In 2016, it’s hard for many people to distinguish what exactly art is. Some people are purists– only the Fine Arts satisfy them. On the opposite side of the spectrum, there are those who believe that anything and everything is, or can be, art. Personally I’ve always found the Fine Arts to be a bit elitist, and I’ve spent a long time consuming, producing, and appreciating public art in all its forms. Art for the public good is often forgotten or ignored, though we’ve all had moments of spontaneous bliss whilst walking through busy corridors, having our attention grabbed by a beautifully designed poster or aesthetically mesmerizing infographic.
Mei Reffsin ’17, the artist behind the recent Office of Sustainability poster campaign celebrating October as Sustainability Month, has a clear passion for her work. Reffsin, one of this campus’s few Graphic Design Majors, is aware that many designers don’t often enjoy the limelight that artists working in other mediums sometimes do. But, as the second youngest child of six, she seems familiar and completely content with not being the center of attention.
Growing up in Amherst, Massachusetts, with her two Jewish parents and five other siblings (her oldest sister is nearly twice her age!), Mei used art as a means to express herself and define her individuality in the busy household. Upon being asked when she feels most motivated to create, she responded with a smirk, “When I’m at home and don’t feel like talking to any of my siblings. Living in a household where all six siblings have their own issues, it’s sometimes nice to be like, ‘I have to do my artwork,’ and just kind of do my thing.”
After a semester abroad in Copenhagen and Amsterdam, the design capitals of the world, Mei’s infatuation with Nordic design exploded. Her influences include the prolific Danish furniture designer Arne Jacobsen and Dutch graphic designer Wim Crouwel. We both agreed that the simplicity and functionality of their works make them second to none.
I was shocked when I found out that graphic design still wasn’t an official major here at Conn; instead, students wishing to pursue it must opt to design their coursework personally, in conjunction with their adviser. “Honestly I think it should be a major,” Mei told me, “There are enough classes by my adviser, Andrea Wollensak, to produce a major and I think it’s just so separate from the typical art major, like, design doesn’t have to be just making art. You know, you can do community design, where you’re going out and actively doing a project in the community. Like now in one of my classes I’m doing a project with the homeless shelter here in New London, and that’s, like, obviously very different from, like, this kind of stuff [the formal productions in her studio].

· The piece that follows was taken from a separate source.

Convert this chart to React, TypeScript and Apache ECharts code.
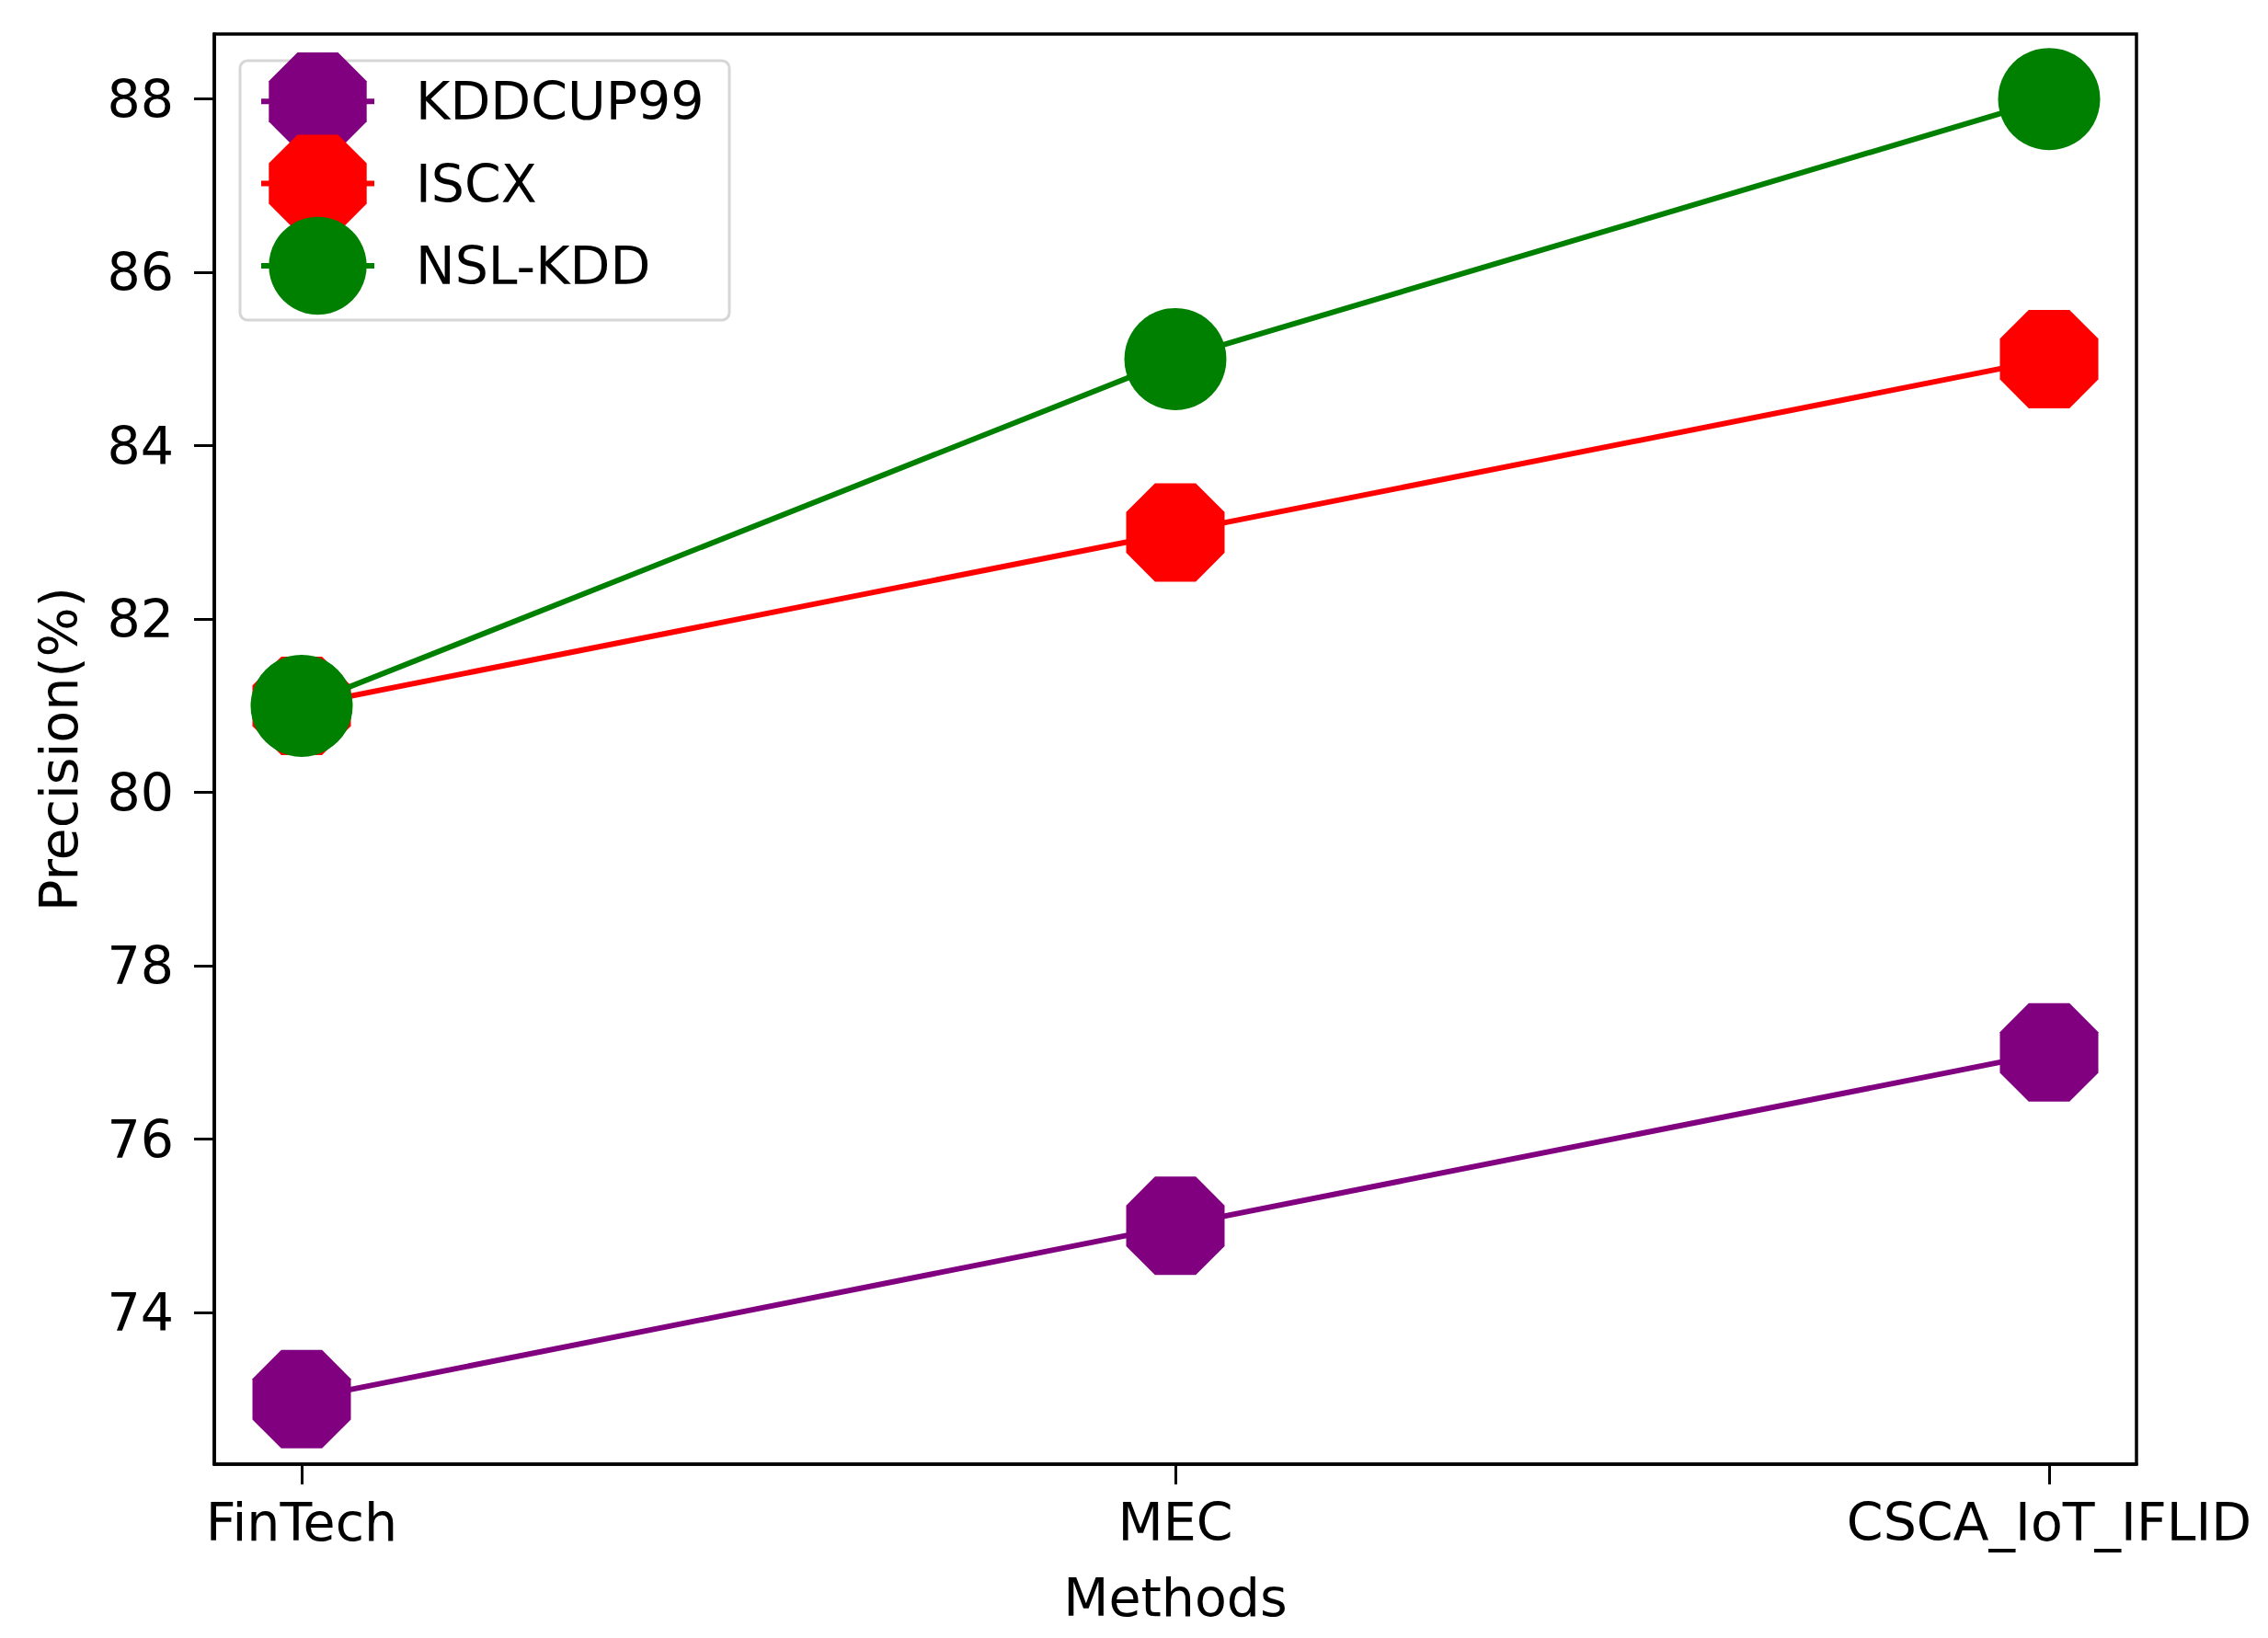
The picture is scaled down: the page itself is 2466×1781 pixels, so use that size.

Community design is highly instrumental in shaping public consciousness and opinion. Poster schemes such as the New York Metropolitan Transportation Authority’s “See Something, Say Something” resulted in many New Yorkers turning against each other out of fear and suspicion.
Right now, Mei is working on a project with the New London Homeless Shelter where she hopes to foster a sense of inclusion and hope among those affected by homelessness in New London. She told me, “I’m going to be going in [to the shelter] and running an event where I’m going to have residents of the shelter write down alphabets in their own handwriting. Then they’ll produce an “I am” statement, and then I’ll bring their handwriting into Illustrator or something– digitize it– and then I’ll write their “I am” statements in their handwriting. It could be “I am beautiful,” “I am strong,” like literally anything. And then I’m taking a portrait of them, and that’s going to culminate into a book. The original prints will be set up for the Walk to End Homelessness in the spring, and then maybe sold? I’m not sure, we’ll see.”
After telling me about a project she has in the works, in partnership with the New London Homeless Shelter, I asked her about her career plans. “My dream, after college, is to work for a design firm and to be producing [poster] campaigns. Also, non-profits need a lot of help. I do a lot of freelance– like… free stuff.” “Is that what freelance means?” I asked her jokingly. “No,” she replied, “technically with freelance you can be paid a lot of money but design isn’t just about the money. You can do a lot of great things and make a lot of great change through the power of design.”
Mei Reffsin’s work could easily make art world critics who typically turn up their noses at poster design change their ways. She’s an artist for the best reason– she loves making art, and never intended on cashing in big. Her unique combination of themes such as sustainability, minimalism, and functionality collide in her works to create posters and logos that serve a dual function of informing the populous and making the world a prettier place.